In his report, Zenz said his findings represented the strongest evidence yet that Beijing’s policies in Xinjiang met one of the genocide criteria cited in the U.N. Convention on the Prevention and Punishment of the Crime of Genocide, namely “imposing measures intended to prevent births within the [targeted] group.”
Zenz said analysis of Chinese government documents showed natural population growth in Xinjiang had fallen “dramatically.” He said that in its two largest Uighur Muslim prefectures, growth rates fell by 84% between 2015 and 2018 and further in 2019.

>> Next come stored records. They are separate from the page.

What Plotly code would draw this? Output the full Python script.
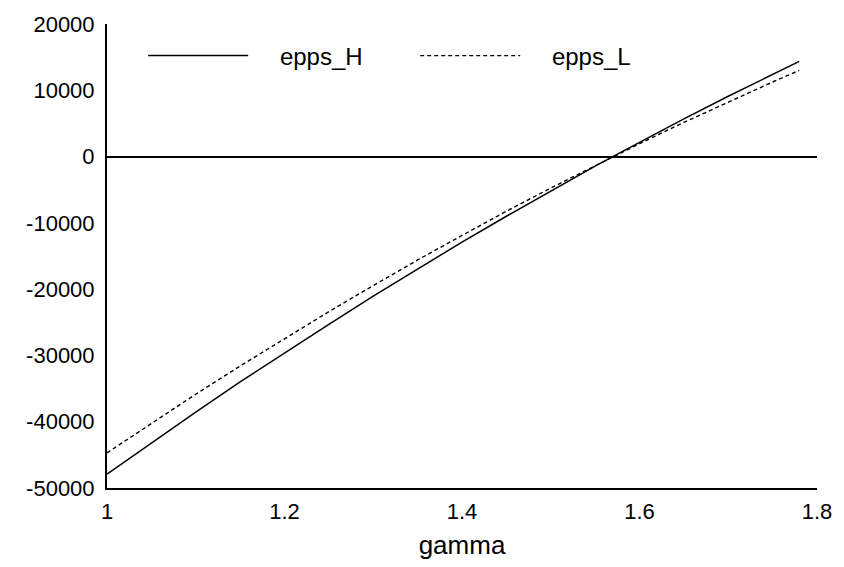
import plotly.graph_objects as go

gamma = [1.00, 1.05, 1.10, 1.15, 1.20, 1.25, 1.30, 1.35, 1.40, 1.45,
         1.50, 1.55, 1.60, 1.65, 1.70, 1.75, 1.78]
epps_H = [-47900, -43200, -38550, -34000, -29600, -25300, -21050, -16950,
          -12900, -9000, -5200, -1450, 2150, 5700, 9100, 12400, 14350]
epps_L = [-44700, -40250, -35850, -31600, -27450, -23400, -19450, -15600,
          -11900, -8250, -4750, -1350, 1950, 5150, 8250, 11250, 13000]

x_ticks = [1, 1.2, 1.4, 1.6, 1.8]
x_ticklabels = ["1", "1.2", "1.4", "1.6", "1.8"]
y_ticks = [-50000, -40000, -30000, -20000, -10000, 0, 10000, 20000]
y_ticklabels = [str(v) for v in y_ticks]

font = "Liberation Sans, Arial, sans-serif"
pad = "\u00a0\u00a0\u00a0\u00a0"

fig = go.Figure()
fig.add_trace(go.Scatter(x=gamma, y=epps_H, mode="lines", name=pad + "epps_H",
                         line=dict(color="black", width=1.5)))
fig.add_trace(go.Scatter(x=gamma, y=epps_L, mode="lines", name=pad + "epps_L",
                         line=dict(color="black", width=1.4, dash="4px,3px")))

fig.update_layout(
    width=844, height=567,
    margin=dict(l=107, r=24, t=24, b=79),
    plot_bgcolor="white", paper_bgcolor="white",
    font=dict(family=font, size=22, color="black"),
    showlegend=True,
    legend=dict(orientation="h", x=0.051, y=0.931, xanchor="left", yanchor="middle",
                font=dict(size=24), itemwidth=100, entrywidth=157,
                bgcolor="rgba(0,0,0,0)"),
    xaxis=dict(range=[1, 1.8], tickvals=x_ticks, ticktext=x_ticklabels,
               showgrid=False, zeroline=False, showline=True, linecolor="black",
               linewidth=2, ticks="", title=dict(text="gamma", standoff=12),
               tickfont=dict(size=22), ticklabelstandoff=3),
    yaxis=dict(range=[-50000, 20000], tickvals=y_ticks, ticktext=y_ticklabels,
               showgrid=False, zeroline=True, zerolinecolor="black", zerolinewidth=2,
               showline=True, linecolor="black", linewidth=2, ticks="",
               tickfont=dict(size=22), ticklabelstandoff=6),
)

fig.write_html("out.html", config={"displayModeBar": False},
               post_script="document.body.style.margin='0';document.body.style.padding='0';")
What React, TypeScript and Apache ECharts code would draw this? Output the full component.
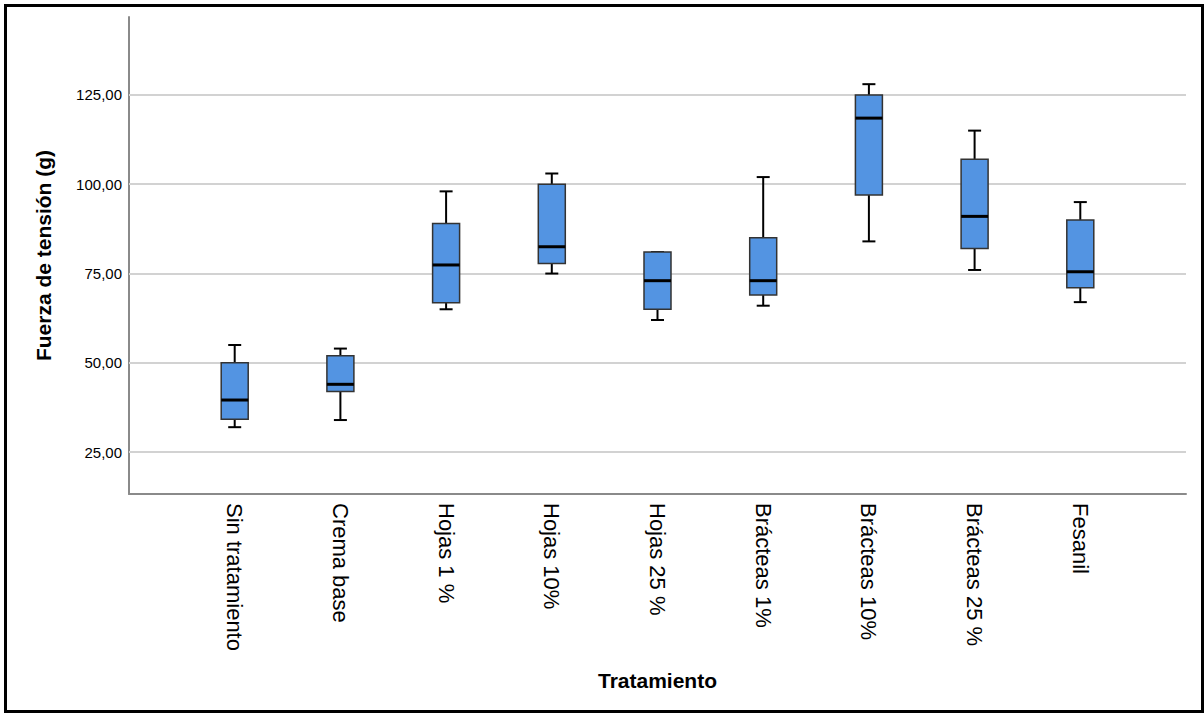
import React, { useEffect, useRef } from "react";
import * as echarts from "echarts";

const categories = [
  "Sin tratamiento",
  "Crema base",
  "Hojas 1 %",
  "Hojas 10%",
  "Hojas 25 %",
  "Brácteas 1%",
  "Brácteas 10%",
  "Brácteas 25 %",
  "Fesanil",
];
const mins = [32, 34, 65, 75, 62, 66, 84, 76, 67];
const q1s = [34.2, 42, 66.8, 77.8, 65, 69, 97, 82, 71];
const medians = [39.6, 44, 77.4, 82.5, 73, 73, 118.5, 91, 75.5];
const q3s = [50, 52, 89, 100, 81, 85, 125, 107, 90];
const maxs = [55, 54, 98, 103, 81, 102, 128, 115, 95];
const yTicks = [25, 50, 75, 100, 125];

const FONT = "'Liberation Sans', Arial, sans-serif";

export default function App() {
  const ref = useRef<HTMLDivElement>(null);

  useEffect(() => {
    if (!ref.current) return;
    const chart = echarts.init(ref.current, undefined, { renderer: "svg" });

    const axisCats = [" ", ...categories, "  "];
    const boxData = categories.map((_, i) => [
      i + 1,
      mins[i],
      q1s[i],
      medians[i],
      q3s[i],
      maxs[i],
    ]);

    const option: any = {
      animation: false,
      backgroundColor: "#fff",
      grid: { left: 129, right: 18, top: 17, bottom: 219, containLabel: false },
      xAxis: {
        type: "category",
        data: axisCats,
        boundaryGap: false,
        axisLine: { show: true, lineStyle: { color: "#8a8a8a", width: 2 } },
        axisTick: { show: false },
        splitLine: { show: false },
        axisLabel: {
          interval: 0,
          rotate: -90,
          margin: 9,
          fontSize: 22,
          color: "#000",
          fontFamily: FONT,
        },
        name: "Tratamiento",
        nameLocation: "middle",
        nameGap: 176,
        nameTextStyle: {
          fontSize: 21,
          fontWeight: "bold",
          color: "#000",
          fontFamily: FONT,
        },
      },
      yAxis: {
        type: "value",
        min: 13.3,
        max: 146.8,
        axisLine: { show: true, lineStyle: { color: "#8a8a8a", width: 2 } },
        axisTick: { show: false },
        axisLabel: { show: false },
        splitLine: { show: false },
        name: "Fuerza de tensión (g)",
        nameLocation: "middle",
        nameGap: 75,
        nameTextStyle: {
          fontSize: 21,
          fontWeight: "bold",
          color: "#000",
          fontFamily: FONT,
        },
      },
      graphic: [
        {
          type: "rect",
          shape: { x: 5.5, y: 5.5, width: 1197, height: 706 },
          style: { fill: "none", stroke: "#000", lineWidth: 3 },
          silent: true,
          z: 100,
        },
      ],
      series: [
        {
          type: "line",
          data: [],
          z: 1,
          markLine: {
            silent: true,
            symbol: ["none", "none"],
            z: 1,
            lineStyle: { color: "#d2d2d2", width: 2, type: "solid" },
            label: {
              show: true,
              position: "start",
              distance: 7,
              fontSize: 15,
              color: "#000",
              fontFamily: FONT,
              formatter: (p: any) =>
                Number(p.value).toFixed(2).replace(".", ","),
            },
            emphasis: { disabled: true },
            data: yTicks.map((v) => ({ yAxis: v })),
          },
        },
        {
          type: "custom",
          z: 10,
          data: boxData,
          encode: { x: 0, y: [1, 2, 3, 4, 5] },
          renderItem: (params: any, api: any) => {
            const x = api.value(0);
            const pMin = api.coord([x, api.value(1)]);
            const pQ1 = api.coord([x, api.value(2)]);
            const pMed = api.coord([x, api.value(3)]);
            const pQ3 = api.coord([x, api.value(4)]);
            const pMax = api.coord([x, api.value(5)]);
            const cx = pMin[0];
            const bw = 27;
            const cw = 13;
            const wStyle = { stroke: "#000", lineWidth: 2 };
            return {
              type: "group",
              children: [
                {
                  type: "line",
                  shape: { x1: cx, y1: pMax[1], x2: cx, y2: pQ3[1] },
                  style: wStyle,
                },
                {
                  type: "line",
                  shape: { x1: cx, y1: pQ1[1], x2: cx, y2: pMin[1] },
                  style: wStyle,
                },
                {
                  type: "line",
                  shape: { x1: cx - cw / 2, y1: pMax[1], x2: cx + cw / 2, y2: pMax[1] },
                  style: wStyle,
                },
                {
                  type: "line",
                  shape: { x1: cx - cw / 2, y1: pMin[1], x2: cx + cw / 2, y2: pMin[1] },
                  style: wStyle,
                },
                {
                  type: "rect",
                  shape: {
                    x: cx - bw / 2,
                    y: pQ3[1],
                    width: bw,
                    height: pQ1[1] - pQ3[1],
                  },
                  style: { fill: "#5394E2", stroke: "#333", lineWidth: 1.5 },
                },
                {
                  type: "line",
                  shape: { x1: cx - bw / 2, y1: pMed[1], x2: cx + bw / 2, y2: pMed[1] },
                  style: { stroke: "#000", lineWidth: 3 },
                },
              ],
            };
          },
        },
      ],
    };

    chart.setOption(option);
    return () => chart.dispose();
  }, []);

  return (
    <div
      ref={ref}
      style={{ position: "fixed", left: 0, top: 0, width: 1204, height: 713 }}
    />
  );
}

The Chinese Embassy in Washington referred to a statement by Foreign Ministry spokesman Zhao Lijian, saying that “some institutions are bent on cooking up disinformation on Xinjiang-related issues. … Their allegations are simply groundless and false.”
Documents from 2019 revealed plans for a campaign of mass female sterilization targeting 14% and 34% of all married women of childbearing age in two Uighur counties, Zenz wrote. The campaign, he said, likely aimed to sterilize rural minority women with three or more children, as well as some with two children – equivalent to at least 20% of all women of childbearing age.
“Budget figures indicate that this project had sufficient funding for performing hundreds of thousands of tubal ligation sterilization procedures in 2019 and 2020,” he wrote.
Zenz said that by 2019, Xinjiang planned to subject at least 80% of women of childbearing age in its four southern minority prefectures to intrusive birth prevention surgeries – placement of intrauterine devices or sterilizations.
He said that in 2018, 80% of all new IUD placements in China were performed in Xinjiang, while only 1.8% of the population live there.